Ada yang menarik pada beberapa sajak di sini. Dalam puisi Sajak Jarum Jam (1993) …jarum jam menyimpan-mu…, Dalam Sakit (1994) …dari nafas-mu…, dan Sajak Dua Belasku (2002) …jadikan aku kakitangan-mu/dalam gerak kehendak-mu…. Jika kita cermati, maka ada penggunaan kata –mu menggunakan huruf m dengan huruf kecil. Sedangkan kita tahu, dalam kaidah bahasa Indonesia yang benar, penggunaan kata –mu dalam hal ini berarti tuhan, maka penulisan yang baik adalah menggunakan huruf m besar yaitu –Mu. Hal ini sempat menjadi pertanyaan dari rekan saya sesama mahasiswa. Bisa jadi, Dharmadi menggunakan kata tersebut, dapat disinyalir dia adalah seorang penganut paham manunggaling kawulo gusti. Tetapi hal itu tidak menjadi suatu hal yang perlu dipermasalahkan.

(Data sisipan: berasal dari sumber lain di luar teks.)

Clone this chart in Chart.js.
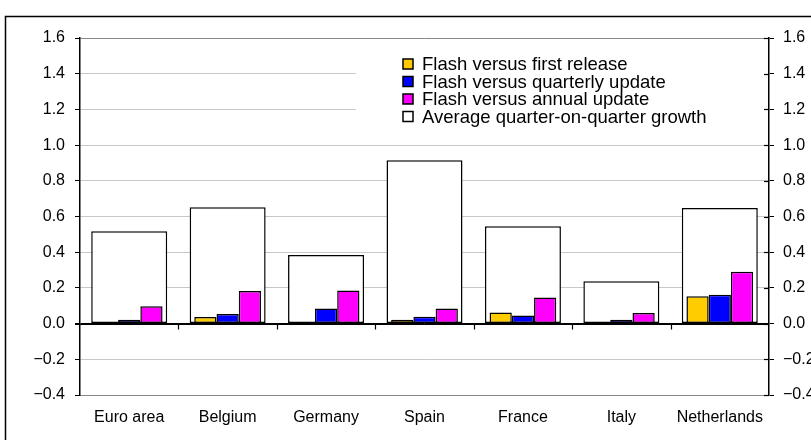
<!DOCTYPE html>
<html>
<head>
<meta charset="utf-8">
<script src="https://cdn.jsdelivr.net/npm/chart.js@4"></script>
<style>
    html, body { margin: 0; padding: 0; background: #ffffff; }
    #wrap { width: 811px; height: 440px; position: relative; }
</style>
</head>
<body>
<div id="wrap"><canvas id="revisionsChart" width="811" height="440"></canvas></div>
<script>
// Data (percentage points)
const categories = ["Euro area", "Belgium", "Germany", "Spain", "France", "Italy", "Netherlands"];
const firstRelease = [0.005, 0.037, 0, 0.022, 0.062, 0.005, 0.153];
const quarterlyUpdate = [0.022, 0.054, 0.084, 0.039, 0.045, 0.022, 0.161];
const annualUpdate = [0.097, 0.183, 0.185, 0.084, 0.146, 0.06, 0.291];
const avgGrowth = [0.518, 0.652, 0.384, 0.915, 0.546, 0.237, 0.647];
const seriesNames = [
    "Flash versus first release",
    "Flash versus quarterly update",
    "Flash versus annual update",
    "Average quarter-on-quarter growth",
];
const yMin = -0.4;
const yMax = 1.6;
const yStep = 0.2;

document.addEventListener("DOMContentLoaded", function () {
    const colors = {
        yellow: "#FFCC00",
        blue: "#0000FF",
        magenta: "#FF00FF",
        white: "#FFFFFF",
    };
    const font = { family: "Liberation Sans, Arial, sans-serif", size: 16 };

    function fmt(v) {
        const s = Math.abs(v).toFixed(1);
        return v < -1e-9 ? "\u2212" + s : s;
    }

    // frame, legend, category ticks etc.
    const decorations = {
        id: "decorations",
        beforeDraw(chart) {
            const ctx = chart.ctx;
            ctx.save();
            ctx.fillStyle = "#ffffff";
            ctx.fillRect(0, 0, chart.width, chart.height);
            ctx.strokeStyle = "#000000";
            ctx.lineWidth = 1.5;
            ctx.strokeRect(5.5, 16.5, chart.width + 20, chart.height + 20);
            ctx.restore();
        },
        beforeDatasetsDraw(chart) {
            // legend background hides the grid lines behind it
            const ctx = chart.ctx;
            ctx.save();
            ctx.fillStyle = "#ffffff";
            ctx.fillRect(356, 52, chart.chartArea.right - 357, 78);
            ctx.restore();
        },
        afterDatasetsDraw(chart) {
            const ctx = chart.ctx;
            const x = chart.scales.x;
            const y = chart.scales.y;
            const y0 = Math.round(y.getPixelForValue(0)) + 0.5;
            ctx.save();
            ctx.strokeStyle = "#000000";
            ctx.lineWidth = 1.2;
            // zero line
            ctx.beginPath();
            ctx.moveTo(chart.chartArea.left - 5, y0);
            ctx.lineTo(chart.chartArea.right, y0);
            ctx.stroke();
            // category separators below zero line
            for (let i = 1; i < categories.length; i++) {
                const px = Math.round((x.getPixelForTick(i - 1) + x.getPixelForTick(i)) / 2) + 0.5;
                ctx.beginPath();
                ctx.moveTo(px, y0);
                ctx.lineTo(px, y0 + 5);
                ctx.stroke();
            }
            // inner half of right axis ticks
            const r = chart.chartArea.right;
            chart.scales.y2.ticks.forEach((t) => {
                const py = Math.round(chart.scales.y2.getPixelForValue(t.value)) + 0.5;
                ctx.beginPath();
                ctx.moveTo(r - 5, py);
                ctx.lineTo(r, py);
                ctx.stroke();
            });

            // legend
            ctx.font = "18.5px " + font.family;
            ctx.textBaseline = "middle";
            ctx.textAlign = "left";
            const rowY = [64, 81.5, 99, 116.5];
            chart.data.datasets.forEach((ds, i) => {
                const by = rowY[i];
                ctx.fillStyle = ds.backgroundColor;
                ctx.fillRect(403, by - 5, 10, 10);
                ctx.lineWidth = 1.5;
                ctx.strokeStyle = "#000000";
                ctx.strokeRect(403, by - 5, 10, 10);
                ctx.fillStyle = "#000000";
                ctx.fillText(ds.label, 422, by + 1);
            });
            ctx.restore();
        },
    };

    const canvas = document.getElementById("revisionsChart");
    if (canvas) {
        new Chart(canvas.getContext("2d"), {
            type: "bar",
            data: {
                labels: categories,
                datasets: [
                    {
                        label: seriesNames[0],
                        data: firstRelease,
                        backgroundColor: colors.yellow,
                    },
                    {
                        label: seriesNames[1],
                        data: quarterlyUpdate,
                        backgroundColor: colors.blue,
                    },
                    {
                        label: seriesNames[2],
                        data: annualUpdate,
                        backgroundColor: colors.magenta,
                    },
                    {
                        // wide background bar, not part of the group
                        label: seriesNames[3],
                        data: avgGrowth,
                        backgroundColor: colors.white,
                        grouped: false,
                        categoryPercentage: 0.772,
                    },
                ],
            },
            options: {
                responsive: false,
                animation: false,
                layout: { padding: { top: 38, left: 0, right: 0, bottom: 0 } },
                datasets: {
                    bar: {
                        borderColor: "#000000",
                        borderWidth: 1.5,
                        borderSkipped: false,
                        barPercentage: 1.0,
                        categoryPercentage: 0.678,
                    },
                },
                plugins: {
                    legend: { display: false },
                    tooltip: { enabled: false },
                },
                scales: {
                    x: {
                        type: "category",
                        position: "bottom",
                        offset: true,
                        grid: { display: false, drawTicks: false },
                        border: { display: true, color: "#888888", width: 1 },
                        ticks: { color: "#000000", font: font, padding: 13, maxRotation: 0 },
                        afterFit(scale) { scale.height = 45; },
                    },
                    y: {
                        position: "left",
                        min: yMin,
                        max: yMax,
                        ticks: {
                            stepSize: yStep,
                            color: "#000000",
                            font: font,
                            padding: 10,
                            callback: (v) => fmt(v),
                        },
                        grid: {
                            color: (c) => {
                                const v = c.tick ? c.tick.value : 0;
                                if (Math.abs(v - yMax) < 1e-6 || Math.abs(v - yMin) < 1e-6) return "#888888";
                                if (Math.abs(v) < 1e-6) return "#000000";
                                return "#c8c8c8";
                            },
                            tickColor: "#000000",
                            tickLength: 5,
                            lineWidth: 1,
                        },
                        border: { display: true, color: "#000000", width: 1.5 },
                        afterFit(scale) { scale.width = 80; },
                    },
                    y2: {
                        position: "right",
                        min: yMin,
                        max: yMax,
                        ticks: {
                            stepSize: yStep,
                            color: "#000000",
                            font: font,
                            padding: 9,
                            callback: (v) => fmt(v),
                        },
                        grid: {
                            drawOnChartArea: false,
                            tickColor: "#000000",
                            tickLength: 5,
                        },
                        border: { display: true, color: "#000000", width: 1.5 },
                        afterFit(scale) { scale.width = 42; },
                    },
                },
            },
            plugins: [decorations],
        });
    } else {
        console.error("revisionsChart element not found");
    }
});
</script>
</body>
</html>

Dari keseluruhan puisi-puisinya, puisi Orang-orang Telah Kehilangan Sunyi adalah sebuah puisi yang merupakan kritik sosial terhadap keadaan umat manusia pada masa sekarang. …malam telah kehilangan sunyi/telah disulap dengan keramaian/malam telah kehilangan sunyi/telah disulap menjadi kenikmatan/malam telah kehilangan sunyi /telah disulap menjadi ajang pengkhianatan…. Tetapi dari keseluruhan puisinya adalah puisi-puisi perenungan. Kalau boleh saya menyebut, puisi-puisi Dharmadi adalah puisi romantis. Romantis di sini bukan berarti picisan, namun romantis di sini adalah puisi yang menghanyutkan. Buku ini di akhiri dengan puisi Aku Ingin Pulang (2004) …aku ingin pulang letih bertualang/terombang-ambing gelombang/gaduh dunia…. Sebuah bait yang menyatakan keinginannya untuk beristirahat setelah menempuh “perjalanan” yang melelahkan.